MUDA_APP
Loading...
Searching...
No Matches
Main Page

MUDA is μ-CUDA, yet another painless CUDA programming paradigm.

‍COVER THE LAST MILE OF CUDA

Introduction

What is muda?

  • Header-only library right out of the box
  • Depends only on CUDA and standard libraries
  • Improve readability, maintainability, security, and debugging efficiency of CUDA code.
  • Reduce the difficulty of building CUDA Graphs and increase automation.

Why muda?

Think that you wanna try a new idea or implement a demo with CUDA. If the demo works well, you want to embed it into your project quickly. But you find that using CUDA directly will be a catastrophic disaster.

Coding with C-API CUDA, you will be buried in irrelevant details, and the information density of the code is very low, which means that you need to write a lot of redundant code to achieve a simple function. Less is more, right?

Debugging the GPU code is a nightmare. How much time do you spend on those weird Error Codes from CUDA, and finally find it's an illegal memory access?

Using a GPU Debugger when something goes wrong may be an approach. But the best way is to prevent bugs from happening, right? Most of the time, automatic range checking is all we want. It's a pretty fantasy that someone tells you, "Hey Bro, at `Block 103, Thread 45`, in kernel named `set_up_array`, the buffer named `array` goes out of range because your index is `100` while the array size is `96`." After that, it exits the kernel and stops the program for you to prevent later chained dummy bugs from producing confusing debug information.

It is muda!

If you access memory resource using a MUDA Viewer. Dear muda will tell you all about that.

MUDA also provides an elegant way to create and update CUDA Graph, called MUDA ComputeGraph.

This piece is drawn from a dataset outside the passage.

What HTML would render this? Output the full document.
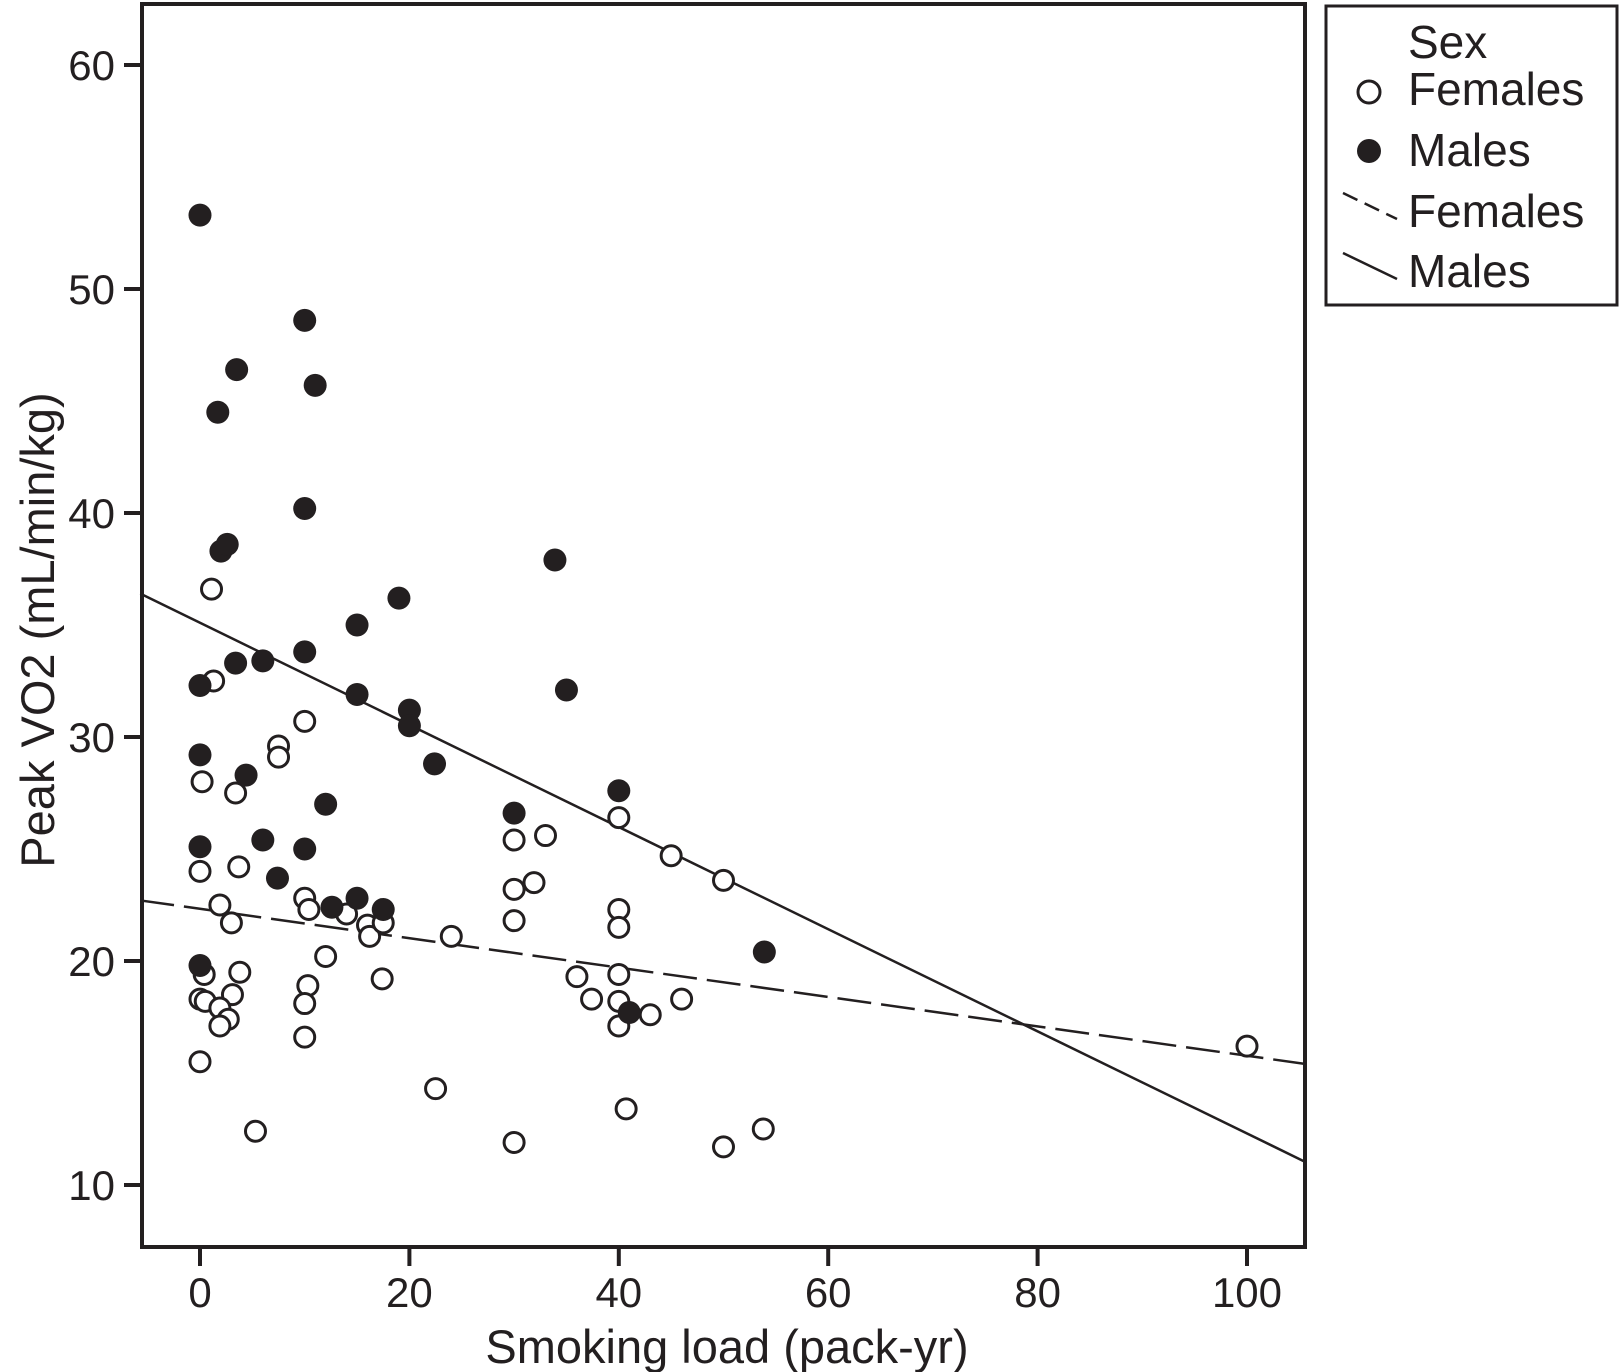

  • Users almost take only a bit of effort to switch from the Stream-Base Launch Mode to Graph Launch Mode.
  • Updating the node parameters and shared resources in CUDA Graphs becomes intuitive, safe, and efficient.

Simple to extend.

  • User can obey the primary interface of muda to define their own object to reuse the MUDA facility
  • Almost all "Resource View Type" can be used directly in the MUDA ComputeGraph.

A substitution of thrust?

Nop! MUDA is a supplement of thrust!

Thrust is a C++ template library for CUDA based on the Standard Template Library (STL). Thrust allows you to implement high-performance parallel applications with minimal programming effort through a high-level interface that is fully interoperable with CUDA C.

Using iterators to prevent range error is a high-level approach. However, we still need to access the memory manually in our own kernel, no matter whether using raw cuda kernel launch <<<>>> or using thrust agent kernel (most of the time, using a thrust::counting_iterator in a thrust::for_each algorithm).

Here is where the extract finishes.